The project, funded by PRIN, has been designed in a scenario characterized by several attempts to build data 'spaces' or 'ecosystems' which support the publication and reuse of scientific data for feeding pipelines, i.e. the processes that data scientists specify and execute to prepare, transform, enrich and analyse data. However, assessing and controlling the quality of data and results can be very expansive in terms of computational resources and human costs, since completely automated pipelines present significant weaknesses in monitoring the data life cycle and often make it very difficult to control the results in terms of quality, uncertainty and explainability.

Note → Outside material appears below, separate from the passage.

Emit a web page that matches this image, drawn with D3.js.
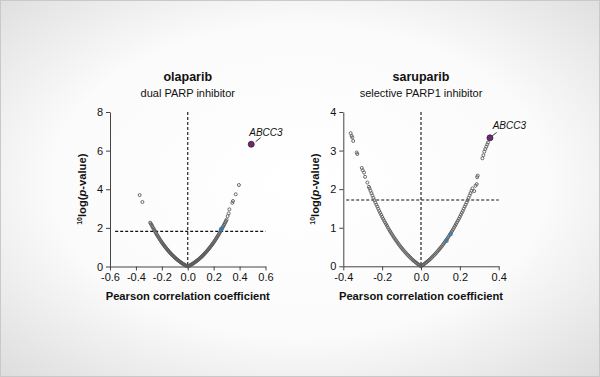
<!DOCTYPE html>
<html>
<head>
<meta charset="utf-8">
<script src="https://cdn.jsdelivr.net/npm/d3@7"></script>
<style>
html,body{margin:0;padding:0;background:#fff;}
svg{display:block;font-family:"Liberation Sans",Arial,Helvetica,sans-serif;}
</style>
</head>
<body>
<svg id="chart" width="600" height="377"></svg>
<script>
// ---------- DATA ----------
const panelTitles = ["olaparib", "saruparib"];
const panelSubtitles = ["dual PARP inhibitor", "selective PARP1 inhibitor"];
const xTicksOla = [-0.6, -0.4, -0.2, 0.0, 0.2, 0.4, 0.6];
const yTicksOla = [0, 2, 4, 6, 8];
const xTicksSaru = [-0.4, -0.2, 0.0, 0.2, 0.4];
const yTicksSaru = [0, 1, 2, 3, 4];
const thresholdOla = 1.82;
const thresholdSaru = 1.72;
const highlightLabel = "ABCC3";
const highlightOla = [0.49, 6.33];
const highlightSaru = [0.355, 3.33];

// olaparib: [pearson r, -log10 p]
const olaNeg = [[-0.005,0.02],[-0.01,0.035],[-0.015,0.05],[-0.02,0.07],[-0.025,0.09],[-0.03,0.11],[-0.035,0.13],[-0.04,0.15],[-0.045,0.17],[-0.05,0.2],[-0.055,0.22],[-0.06,0.245],[-0.065,0.27],[-0.07,0.3],[-0.075,0.32],[-0.08,0.35],[-0.085,0.38],[-0.09,0.405],[-0.095,0.435],[-0.1,0.465],[-0.105,0.5],[-0.11,0.53],[-0.115,0.56],[-0.12,0.595],[-0.125,0.63],[-0.13,0.665],[-0.135,0.7],[-0.14,0.74],[-0.145,0.775],[-0.15,0.815],[-0.155,0.855],[-0.16,0.895],[-0.165,0.935],[-0.17,0.98],[-0.175,1.02],[-0.18,1.065],[-0.185,1.11],[-0.19,1.155],[-0.195,1.2],[-0.2,1.25],[-0.205,1.3],[-0.21,1.35],[-0.215,1.4],[-0.22,1.455],[-0.225,1.51],[-0.23,1.56],[-0.235,1.615],[-0.24,1.67],[-0.245,1.73],[-0.25,1.79],[-0.255,1.85],[-0.26,1.91],[-0.265,1.97],[-0.27,2.03],[-0.275,2.1],[-0.28,2.16],[-0.285,2.22],[-0.29,2.27],[-0.35,3.34],[-0.371,3.7]];
const olaPos = [[0,0],[0.005,0.017],[0.01,0.034],[0.015,0.052],[0.02,0.07],[0.025,0.09],[0.03,0.11],[0.035,0.13],[0.04,0.15],[0.045,0.173],[0.05,0.197],[0.055,0.22],[0.06,0.245],[0.065,0.27],[0.07,0.295],[0.075,0.322],[0.08,0.349],[0.085,0.377],[0.09,0.405],[0.095,0.435],[0.1,0.465],[0.105,0.496],[0.11,0.527],[0.115,0.56],[0.12,0.595],[0.125,0.63],[0.13,0.664],[0.135,0.7],[0.14,0.737],[0.145,0.776],[0.15,0.815],[0.155,0.854],[0.16,0.893],[0.165,0.935],[0.17,0.978],[0.175,1.022],[0.18,1.066],[0.185,1.11],[0.19,1.155],[0.195,1.2],[0.2,1.25],[0.205,1.3],[0.21,1.35],[0.215,1.4],[0.22,1.455],[0.225,1.51],[0.23,1.56],[0.235,1.615],[0.24,1.67],[0.245,1.73],[0.25,1.79],[0.255,1.85],[0.26,1.91],[0.265,1.97],[0.27,2.03],[0.275,2.095],[0.28,2.16],[0.285,2.225],[0.29,2.29],[0.295,2.36],[0.3,2.43],[0.308,2.61],[0.316,2.75],[0.321,2.96],[0.344,3.3],[0.349,3.39],[0.37,3.74],[0.395,4.22]];
const olaBlue = [[0.255,1.9],[0.259,1.96]];

// saruparib: [pearson r, -log10 p]
const saruNeg = [[-0.005,0.017],[-0.01,0.035],[-0.015,0.053],[-0.02,0.072],[-0.025,0.092],[-0.03,0.113],[-0.035,0.133],[-0.04,0.154],[-0.045,0.177],[-0.05,0.202],[-0.055,0.226],[-0.06,0.251],[-0.065,0.277],[-0.07,0.302],[-0.075,0.33],[-0.08,0.358],[-0.085,0.386],[-0.09,0.415],[-0.095,0.446],[-0.1,0.477],[-0.105,0.508],[-0.11,0.54],[-0.115,0.574],[-0.12,0.61],[-0.125,0.646],[-0.13,0.681],[-0.135,0.718],[-0.14,0.755],[-0.145,0.795],[-0.15,0.835],[-0.155,0.875],[-0.16,0.915],[-0.165,0.958],[-0.17,1.002],[-0.175,1.048],[-0.18,1.093],[-0.185,1.138],[-0.19,1.184],[-0.195,1.23],[-0.2,1.281],[-0.205,1.333],[-0.21,1.384],[-0.215,1.435],[-0.22,1.491],[-0.225,1.548],[-0.23,1.599],[-0.235,1.655],[-0.24,1.712],[-0.245,1.773],[-0.25,1.835],[-0.255,1.896],[-0.26,1.958],[-0.265,2.02],[-0.268,2.06],[-0.276,2.17],[-0.288,2.32],[-0.293,2.43],[-0.3,2.49],[-0.305,2.55],[-0.328,2.91],[-0.331,2.95],[-0.349,3.25],[-0.354,3.34],[-0.357,3.38],[-0.362,3.45]];
const saruPos = [[0,0],[0.005,0.017],[0.01,0.035],[0.015,0.053],[0.02,0.072],[0.025,0.092],[0.03,0.113],[0.035,0.133],[0.04,0.154],[0.045,0.177],[0.05,0.202],[0.055,0.226],[0.06,0.251],[0.065,0.277],[0.07,0.302],[0.075,0.33],[0.08,0.358],[0.085,0.386],[0.09,0.415],[0.095,0.446],[0.1,0.477],[0.105,0.508],[0.11,0.54],[0.115,0.574],[0.12,0.61],[0.125,0.646],[0.13,0.681],[0.135,0.718],[0.14,0.755],[0.145,0.795],[0.15,0.835],[0.155,0.875],[0.16,0.915],[0.165,0.958],[0.17,1.002],[0.175,1.048],[0.18,1.093],[0.185,1.138],[0.19,1.184],[0.195,1.23],[0.2,1.281],[0.205,1.333],[0.21,1.384],[0.215,1.435],[0.22,1.491],[0.225,1.548],[0.23,1.599],[0.235,1.655],[0.24,1.712],[0.245,1.773],[0.25,1.835],[0.255,1.896],[0.26,1.958],[0.265,2.02],[0.274,1.95],[0.281,2.09],[0.287,2.13],[0.289,2.31],[0.292,2.35],[0.316,2.8],[0.321,2.88],[0.326,2.97],[0.331,3.04],[0.336,3.1],[0.341,3.16],[0.345,3.21]];
const saruBlue = [[0.132,0.66],[0.153,0.83]];

// ---------- DRAW ----------
const svg = d3.select("#chart");
const defs = svg.append("defs");
const grad = defs.append("radialGradient").attr("id","bg")
  .attr("cx","50%").attr("cy","48%").attr("r","75%");
grad.append("stop").attr("offset","0%").attr("stop-color","#ffffff");
grad.append("stop").attr("offset","55%").attr("stop-color","#fbfbfb");
grad.append("stop").attr("offset","100%").attr("stop-color","#dadada");
svg.append("rect").attr("width",600).attr("height",377).attr("fill","url(#bg)");
svg.append("rect").attr("x",0.5).attr("y",0.5).attr("width",599).attr("height",376)
  .attr("fill","none").attr("stroke","#c9c9c9");

const panels = [
  {title:panelTitles[0], sub:panelSubtitles[0], xd:[-0.6,0.6], yd:[0,8], xr:[110,265.5], yr:[266.5,112],
   xt:xTicksOla, yt:yTicksOla, th:thresholdOla, thStart:-0.56, pts:[olaNeg,olaPos], blue:olaBlue,
   hi:highlightOla, lab:{dx:-2, dy:-8.3, x1:4.4, y1:-2.6, x2:9.4, y2:-6.6}},
  {title:panelTitles[1], sub:panelSubtitles[1], xd:[-0.4,0.4], yd:[0,4], xr:[343.3,498.7], yr:[266.3,112],
   xt:xTicksSaru, yt:yTicksSaru, th:thresholdSaru, thStart:-0.385, pts:[saruNeg,saruPos], blue:saruBlue,
   hi:highlightSaru, lab:{dx:2.7, dy:-8.7, x1:2.3, y1:-2, x2:6.7, y2:-5.4}}
];

panels.forEach(p => {
  const x = d3.scaleLinear().domain(p.xd).range(p.xr);
  const y = d3.scaleLinear().domain(p.yd).range(p.yr);
  const g = svg.append("g");
  const cx = (p.xr[0]+p.xr[1])/2;

  g.append("text").attr("x",cx).attr("y",81).attr("text-anchor","middle")
    .attr("font-size",12.5).attr("font-weight","bold").attr("fill","#111").text(p.title);
  g.append("text").attr("x",cx).attr("y",96.5).attr("text-anchor","middle")
    .attr("font-size",11).attr("fill","#111").text(p.sub);

  // axes
  const xa = g.append("g").attr("transform",`translate(0,${p.yr[0]})`)
    .call(d3.axisBottom(x).tickValues(p.xt).tickSize(4).tickSizeOuter(0).tickPadding(3)
      .tickFormat(d => d3.format(".1f")(d).replace("−","-")));
  const ya = g.append("g").attr("transform",`translate(${p.xr[0]},0)`)
    .call(d3.axisLeft(y).tickValues(p.yt).tickSize(4).tickSizeOuter(0).tickPadding(3)
      .tickFormat(d3.format("d")));
  [xa,ya].forEach(a => {
    a.select(".domain").attr("stroke","#444").attr("stroke-width",1);
    a.selectAll(".tick line").attr("stroke","#444");
    a.selectAll(".tick text").attr("font-size",11).attr("fill","#111")
      .attr("font-family","'Liberation Sans',Arial,sans-serif");
  });

  // dashed reference lines
  g.append("line").attr("x1",x(0)).attr("x2",x(0)).attr("y1",y(p.yd[1])).attr("y2",y(0))
    .attr("stroke","#111").attr("stroke-width",1.1).attr("stroke-dasharray","3,2");
  g.append("line").attr("x1",x(p.thStart)).attr("x2",x(p.xd[1])).attr("y1",y(p.th)).attr("y2",y(p.th))
    .attr("stroke","#111").attr("stroke-width",1.1).attr("stroke-dasharray","3,2");

  // points
  const all = p.pts[0].concat(p.pts[1]);
  g.append("g").selectAll("circle").data(all).join("circle")
    .attr("cx",d=>x(d[0])).attr("cy",d=>y(d[1])).attr("r",1.5)
    .attr("fill","none").attr("stroke","#5a5a5a").attr("stroke-width",0.9);
  g.append("g").selectAll("circle").data(p.blue).join("circle")
    .attr("cx",d=>x(d[0])).attr("cy",d=>y(d[1])).attr("r",1.5)
    .attr("fill","none").attr("stroke","#2f7fb5").attr("stroke-width",1.1);

  // highlight
  const hx = x(p.hi[0]), hy = y(p.hi[1]);
  g.append("circle").attr("cx",hx).attr("cy",hy).attr("r",3)
    .attr("fill","#6d2a6f").attr("stroke","#3a1a3a").attr("stroke-width",0.8);
  g.append("line").attr("x1",hx+p.lab.x1).attr("y1",hy+p.lab.y1).attr("x2",hx+p.lab.x2).attr("y2",hy+p.lab.y2)
    .attr("stroke","#222").attr("stroke-width",0.9);
  g.append("text").attr("x",hx+p.lab.dx).attr("y",hy+p.lab.dy).attr("font-size",10)
    .attr("font-style","italic").attr("fill","#111").text(highlightLabel);

  // axis titles
  g.append("text").attr("x",cx).attr("y",299.5).attr("text-anchor","middle")
    .attr("font-size",11.2).attr("font-weight","bold").attr("fill","#111").text("Pearson correlation coefficient");
  const yt = g.append("text").attr("transform",`translate(${p.xr[0]-24},${(p.yr[0]+p.yr[1])/2}) rotate(-90)`)
    .attr("text-anchor","middle").attr("font-size",11.2).attr("font-weight","bold").attr("fill","#111");
  yt.append("tspan").attr("font-size",7).attr("dy",-4).text("10");
  yt.append("tspan").attr("dy",4).text("log(");
  yt.append("tspan").attr("font-style","italic").text("p");
  yt.append("tspan").text("-value)");
});
</script>
</body>
</html>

That’s why the project intends to exploit a Human-In-The-Loop approach – i.e. an approach involving human intervention in the most delicate phases of the data transformation process – to increase the overall sustainability of the pipeline, both from a computational point of view and in terms of human effort. In particular, the project focuses on data preparation, which normally takes up to 80% of the overall time needed to complete the process, balancing the need for high quality data and the need to reduce the work involved in preparing them.